>> Begin

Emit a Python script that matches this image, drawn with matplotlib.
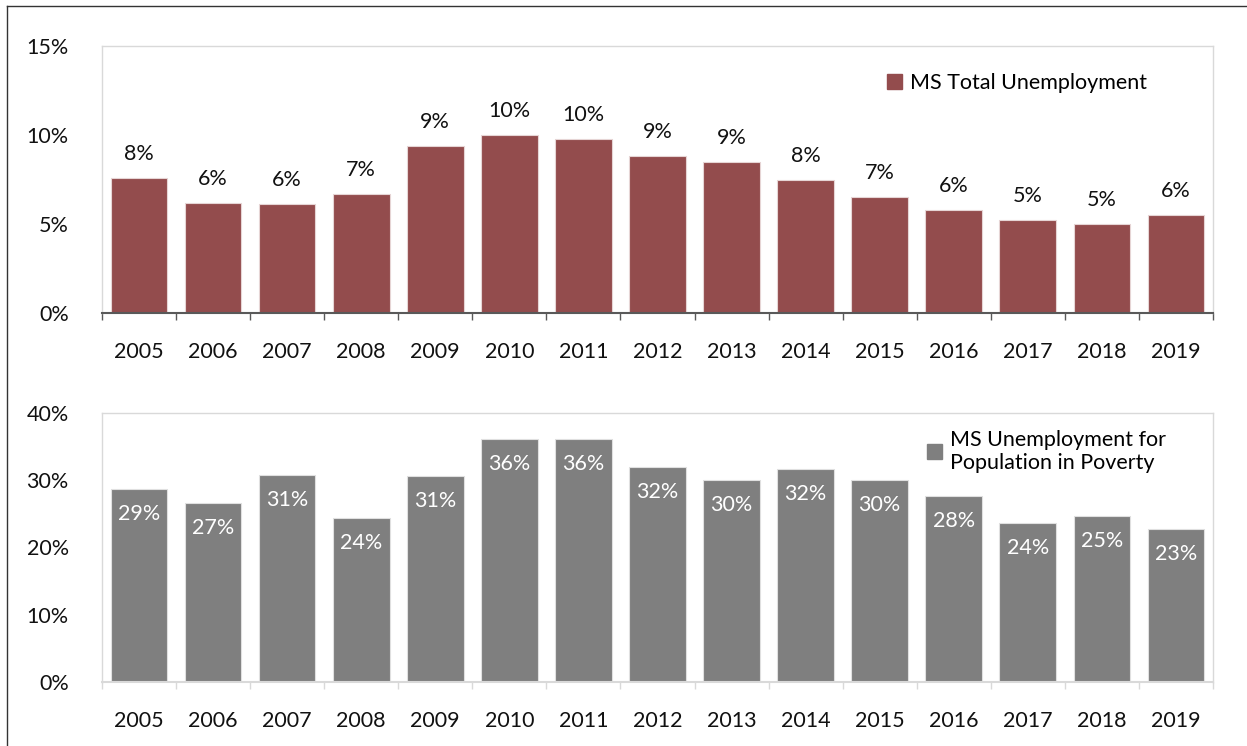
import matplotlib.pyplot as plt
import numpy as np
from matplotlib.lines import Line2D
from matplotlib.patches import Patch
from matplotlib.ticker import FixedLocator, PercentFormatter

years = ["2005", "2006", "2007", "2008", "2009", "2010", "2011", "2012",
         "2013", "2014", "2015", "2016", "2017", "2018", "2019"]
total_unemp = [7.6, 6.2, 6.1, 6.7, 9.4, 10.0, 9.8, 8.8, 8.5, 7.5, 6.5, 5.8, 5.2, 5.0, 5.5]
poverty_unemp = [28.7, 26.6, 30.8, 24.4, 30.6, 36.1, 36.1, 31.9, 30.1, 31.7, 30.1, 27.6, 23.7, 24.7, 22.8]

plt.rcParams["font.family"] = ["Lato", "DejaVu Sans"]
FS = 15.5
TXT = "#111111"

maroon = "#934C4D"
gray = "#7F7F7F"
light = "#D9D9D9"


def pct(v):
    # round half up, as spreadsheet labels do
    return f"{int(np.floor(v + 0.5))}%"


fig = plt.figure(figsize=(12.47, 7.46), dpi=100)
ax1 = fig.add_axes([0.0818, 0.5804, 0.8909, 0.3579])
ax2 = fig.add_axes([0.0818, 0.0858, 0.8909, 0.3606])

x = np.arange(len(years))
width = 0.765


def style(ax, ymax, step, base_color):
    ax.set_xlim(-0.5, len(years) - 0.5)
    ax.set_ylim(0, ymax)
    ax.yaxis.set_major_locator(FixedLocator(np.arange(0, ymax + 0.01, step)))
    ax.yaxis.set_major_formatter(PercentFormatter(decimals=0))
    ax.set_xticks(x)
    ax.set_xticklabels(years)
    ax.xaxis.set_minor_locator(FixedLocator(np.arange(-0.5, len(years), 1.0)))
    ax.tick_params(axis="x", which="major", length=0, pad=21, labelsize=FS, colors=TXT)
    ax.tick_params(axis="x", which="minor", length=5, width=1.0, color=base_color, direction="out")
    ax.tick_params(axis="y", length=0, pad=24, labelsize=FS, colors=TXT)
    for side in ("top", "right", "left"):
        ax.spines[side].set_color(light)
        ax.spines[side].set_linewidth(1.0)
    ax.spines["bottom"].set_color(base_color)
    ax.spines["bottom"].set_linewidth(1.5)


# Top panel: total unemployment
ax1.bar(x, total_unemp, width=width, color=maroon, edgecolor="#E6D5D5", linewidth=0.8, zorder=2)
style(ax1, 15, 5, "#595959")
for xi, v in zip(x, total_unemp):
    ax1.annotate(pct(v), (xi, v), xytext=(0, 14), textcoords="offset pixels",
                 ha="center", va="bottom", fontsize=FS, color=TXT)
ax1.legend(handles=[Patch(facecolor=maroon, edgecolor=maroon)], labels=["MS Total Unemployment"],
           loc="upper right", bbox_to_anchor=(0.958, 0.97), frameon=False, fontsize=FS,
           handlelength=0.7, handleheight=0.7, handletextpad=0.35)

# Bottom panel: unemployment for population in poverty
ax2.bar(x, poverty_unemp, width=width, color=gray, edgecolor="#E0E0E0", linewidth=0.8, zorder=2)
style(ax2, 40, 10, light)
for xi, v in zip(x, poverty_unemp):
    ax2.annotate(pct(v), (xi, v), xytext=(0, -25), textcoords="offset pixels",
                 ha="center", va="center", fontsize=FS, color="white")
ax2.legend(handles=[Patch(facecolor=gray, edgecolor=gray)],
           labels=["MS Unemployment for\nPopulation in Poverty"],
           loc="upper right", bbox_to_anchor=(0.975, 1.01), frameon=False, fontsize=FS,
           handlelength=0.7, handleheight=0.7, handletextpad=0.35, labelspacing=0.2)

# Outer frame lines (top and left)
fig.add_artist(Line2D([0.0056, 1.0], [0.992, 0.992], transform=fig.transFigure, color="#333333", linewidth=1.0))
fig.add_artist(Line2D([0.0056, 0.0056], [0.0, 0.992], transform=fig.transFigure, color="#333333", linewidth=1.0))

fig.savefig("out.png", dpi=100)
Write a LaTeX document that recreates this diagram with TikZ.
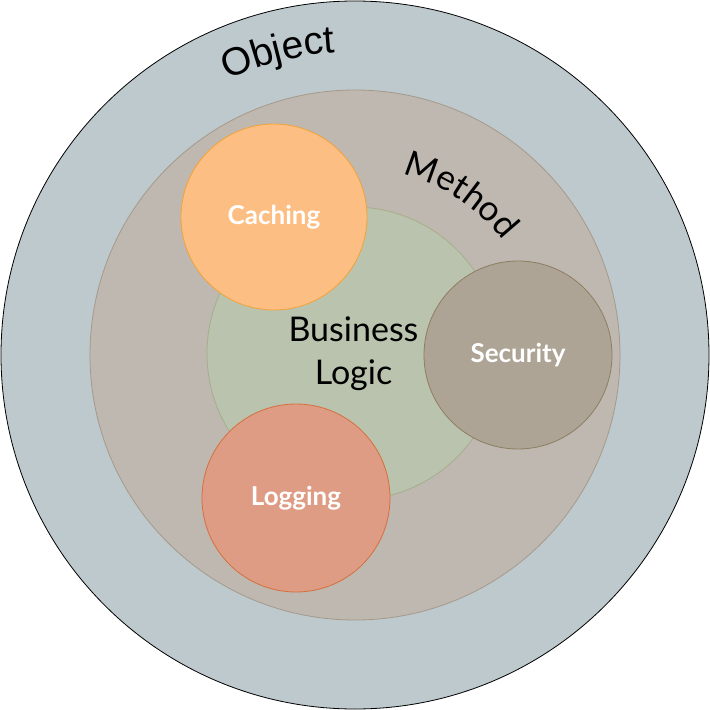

>> End

Exercise: Filter lines by "that" and return each hit.

Right answer:
Emit a Python script that matches this image, drawn with matplotlib.
Write a LaTeX document that recreates this diagram with TikZ.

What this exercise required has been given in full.